* **Exercise aim**:
Tally the lines in the records underneath that contain the string "this", and state the figure by itself.

* **Recorded information**:
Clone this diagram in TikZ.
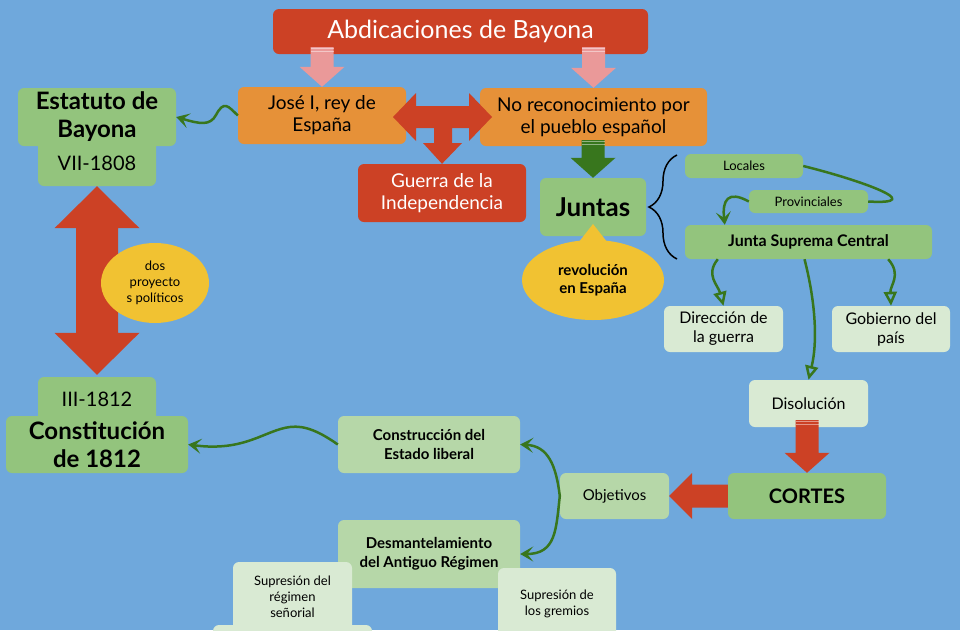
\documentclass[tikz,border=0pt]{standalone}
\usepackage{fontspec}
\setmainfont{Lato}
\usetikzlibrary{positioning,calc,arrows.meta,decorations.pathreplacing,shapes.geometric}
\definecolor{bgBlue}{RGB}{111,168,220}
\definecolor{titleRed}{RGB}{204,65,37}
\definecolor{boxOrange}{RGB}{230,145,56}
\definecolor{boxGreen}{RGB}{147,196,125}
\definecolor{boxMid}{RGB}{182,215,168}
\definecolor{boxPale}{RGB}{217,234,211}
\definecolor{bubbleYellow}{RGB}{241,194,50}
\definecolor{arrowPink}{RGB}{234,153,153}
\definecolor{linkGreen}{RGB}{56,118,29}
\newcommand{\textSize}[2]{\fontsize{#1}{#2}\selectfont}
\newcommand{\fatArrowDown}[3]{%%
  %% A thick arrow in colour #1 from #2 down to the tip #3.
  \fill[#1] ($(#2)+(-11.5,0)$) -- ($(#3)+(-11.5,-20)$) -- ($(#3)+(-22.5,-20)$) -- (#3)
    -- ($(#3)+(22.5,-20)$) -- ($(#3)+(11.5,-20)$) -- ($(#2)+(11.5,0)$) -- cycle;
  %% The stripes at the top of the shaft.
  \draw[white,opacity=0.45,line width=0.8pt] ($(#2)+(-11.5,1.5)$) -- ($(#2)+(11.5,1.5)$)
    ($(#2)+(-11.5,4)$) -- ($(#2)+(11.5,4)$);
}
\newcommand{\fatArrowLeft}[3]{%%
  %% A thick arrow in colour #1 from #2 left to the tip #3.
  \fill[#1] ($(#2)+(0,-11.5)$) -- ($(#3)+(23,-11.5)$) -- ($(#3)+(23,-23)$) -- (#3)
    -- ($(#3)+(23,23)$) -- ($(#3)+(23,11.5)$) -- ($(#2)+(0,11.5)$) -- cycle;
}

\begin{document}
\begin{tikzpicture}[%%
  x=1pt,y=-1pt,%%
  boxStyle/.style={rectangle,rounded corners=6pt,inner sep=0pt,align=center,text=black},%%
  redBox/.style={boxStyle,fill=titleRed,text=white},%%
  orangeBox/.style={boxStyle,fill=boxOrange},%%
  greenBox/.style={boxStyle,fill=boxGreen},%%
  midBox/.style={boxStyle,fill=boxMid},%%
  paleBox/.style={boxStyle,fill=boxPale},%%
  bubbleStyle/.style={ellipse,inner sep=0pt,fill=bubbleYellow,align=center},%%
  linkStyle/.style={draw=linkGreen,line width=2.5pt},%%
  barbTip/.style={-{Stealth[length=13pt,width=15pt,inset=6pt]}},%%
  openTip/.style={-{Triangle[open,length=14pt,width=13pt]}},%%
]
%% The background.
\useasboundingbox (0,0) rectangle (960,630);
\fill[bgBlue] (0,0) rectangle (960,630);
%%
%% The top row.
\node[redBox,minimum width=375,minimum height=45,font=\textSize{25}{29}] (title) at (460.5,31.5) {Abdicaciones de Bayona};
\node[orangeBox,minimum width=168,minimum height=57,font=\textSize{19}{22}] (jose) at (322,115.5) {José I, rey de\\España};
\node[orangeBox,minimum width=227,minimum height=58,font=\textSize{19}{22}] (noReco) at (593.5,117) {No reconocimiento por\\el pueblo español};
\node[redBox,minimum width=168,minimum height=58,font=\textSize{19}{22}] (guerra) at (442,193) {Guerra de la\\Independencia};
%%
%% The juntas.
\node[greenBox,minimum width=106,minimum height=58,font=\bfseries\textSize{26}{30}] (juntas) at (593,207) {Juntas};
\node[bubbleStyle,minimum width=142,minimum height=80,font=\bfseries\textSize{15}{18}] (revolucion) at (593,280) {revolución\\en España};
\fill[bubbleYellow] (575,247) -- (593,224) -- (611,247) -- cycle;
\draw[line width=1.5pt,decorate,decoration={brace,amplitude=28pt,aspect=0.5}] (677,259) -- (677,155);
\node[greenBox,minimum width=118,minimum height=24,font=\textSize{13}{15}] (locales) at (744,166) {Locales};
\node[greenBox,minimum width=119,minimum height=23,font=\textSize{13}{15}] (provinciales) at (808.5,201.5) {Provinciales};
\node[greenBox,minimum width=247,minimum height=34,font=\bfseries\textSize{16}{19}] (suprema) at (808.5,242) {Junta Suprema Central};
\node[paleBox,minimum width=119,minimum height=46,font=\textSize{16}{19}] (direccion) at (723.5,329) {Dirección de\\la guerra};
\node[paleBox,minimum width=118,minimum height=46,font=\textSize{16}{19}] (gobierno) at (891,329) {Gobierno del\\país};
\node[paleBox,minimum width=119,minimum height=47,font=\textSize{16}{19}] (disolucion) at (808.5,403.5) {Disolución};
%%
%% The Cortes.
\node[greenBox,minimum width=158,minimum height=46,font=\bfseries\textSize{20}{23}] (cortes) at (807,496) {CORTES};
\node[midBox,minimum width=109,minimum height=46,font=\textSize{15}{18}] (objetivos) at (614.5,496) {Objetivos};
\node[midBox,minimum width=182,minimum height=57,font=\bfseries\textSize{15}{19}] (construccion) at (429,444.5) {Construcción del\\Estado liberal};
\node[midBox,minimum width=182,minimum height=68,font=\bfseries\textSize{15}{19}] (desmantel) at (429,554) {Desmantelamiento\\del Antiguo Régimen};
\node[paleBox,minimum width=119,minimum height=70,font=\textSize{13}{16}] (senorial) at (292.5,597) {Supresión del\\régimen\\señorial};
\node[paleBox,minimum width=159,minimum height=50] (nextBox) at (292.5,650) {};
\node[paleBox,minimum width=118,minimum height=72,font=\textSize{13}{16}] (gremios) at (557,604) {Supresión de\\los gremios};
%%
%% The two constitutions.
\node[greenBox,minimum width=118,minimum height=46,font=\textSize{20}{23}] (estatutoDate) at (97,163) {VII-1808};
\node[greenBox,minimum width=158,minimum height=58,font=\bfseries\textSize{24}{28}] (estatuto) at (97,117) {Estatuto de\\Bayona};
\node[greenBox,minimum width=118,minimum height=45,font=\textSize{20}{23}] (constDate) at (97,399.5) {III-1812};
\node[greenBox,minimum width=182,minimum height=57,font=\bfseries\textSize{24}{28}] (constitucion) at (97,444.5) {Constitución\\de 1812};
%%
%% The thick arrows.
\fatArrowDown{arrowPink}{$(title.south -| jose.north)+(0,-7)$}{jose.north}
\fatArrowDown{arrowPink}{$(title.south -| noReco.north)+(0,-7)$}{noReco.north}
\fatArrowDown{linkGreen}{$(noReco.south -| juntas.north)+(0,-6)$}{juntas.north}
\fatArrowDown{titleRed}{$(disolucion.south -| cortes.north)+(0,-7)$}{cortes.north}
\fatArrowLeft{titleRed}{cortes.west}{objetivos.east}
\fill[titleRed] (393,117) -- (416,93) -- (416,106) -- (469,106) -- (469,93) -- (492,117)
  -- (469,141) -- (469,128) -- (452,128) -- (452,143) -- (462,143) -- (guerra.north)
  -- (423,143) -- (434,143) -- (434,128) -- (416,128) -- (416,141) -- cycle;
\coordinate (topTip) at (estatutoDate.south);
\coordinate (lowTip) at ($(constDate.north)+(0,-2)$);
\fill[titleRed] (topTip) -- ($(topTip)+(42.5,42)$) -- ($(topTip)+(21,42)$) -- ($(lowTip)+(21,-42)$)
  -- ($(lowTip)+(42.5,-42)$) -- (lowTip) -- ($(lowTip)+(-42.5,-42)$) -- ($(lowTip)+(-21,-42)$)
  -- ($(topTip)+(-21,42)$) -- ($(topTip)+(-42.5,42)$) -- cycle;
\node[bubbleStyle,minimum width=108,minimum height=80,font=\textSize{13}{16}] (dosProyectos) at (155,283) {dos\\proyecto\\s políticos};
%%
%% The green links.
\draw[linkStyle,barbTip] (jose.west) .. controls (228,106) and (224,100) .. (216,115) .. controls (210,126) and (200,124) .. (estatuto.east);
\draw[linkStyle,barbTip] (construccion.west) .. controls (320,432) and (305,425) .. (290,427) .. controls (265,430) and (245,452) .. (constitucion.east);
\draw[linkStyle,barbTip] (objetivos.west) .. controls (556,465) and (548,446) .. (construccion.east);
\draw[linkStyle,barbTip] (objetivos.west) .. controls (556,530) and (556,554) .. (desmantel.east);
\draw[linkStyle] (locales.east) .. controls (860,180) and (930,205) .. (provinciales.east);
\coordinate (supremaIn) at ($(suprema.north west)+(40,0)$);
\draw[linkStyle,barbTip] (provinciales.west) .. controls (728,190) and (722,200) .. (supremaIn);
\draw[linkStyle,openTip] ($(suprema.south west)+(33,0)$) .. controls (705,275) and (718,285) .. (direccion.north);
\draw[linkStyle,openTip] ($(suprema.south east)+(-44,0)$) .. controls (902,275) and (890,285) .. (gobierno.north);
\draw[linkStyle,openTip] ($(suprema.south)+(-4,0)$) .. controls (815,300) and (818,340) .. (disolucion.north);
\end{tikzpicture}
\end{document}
---
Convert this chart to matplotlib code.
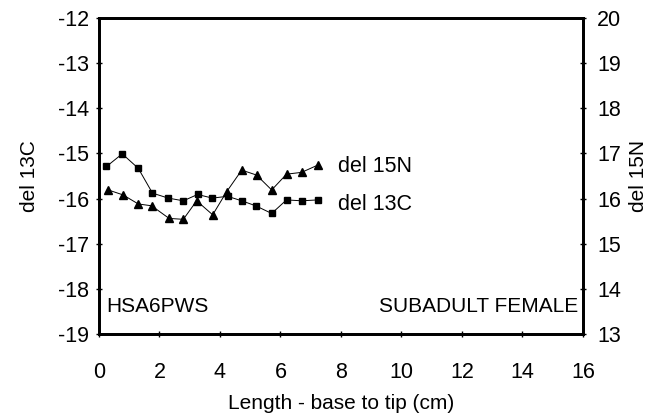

* **Reply**:
2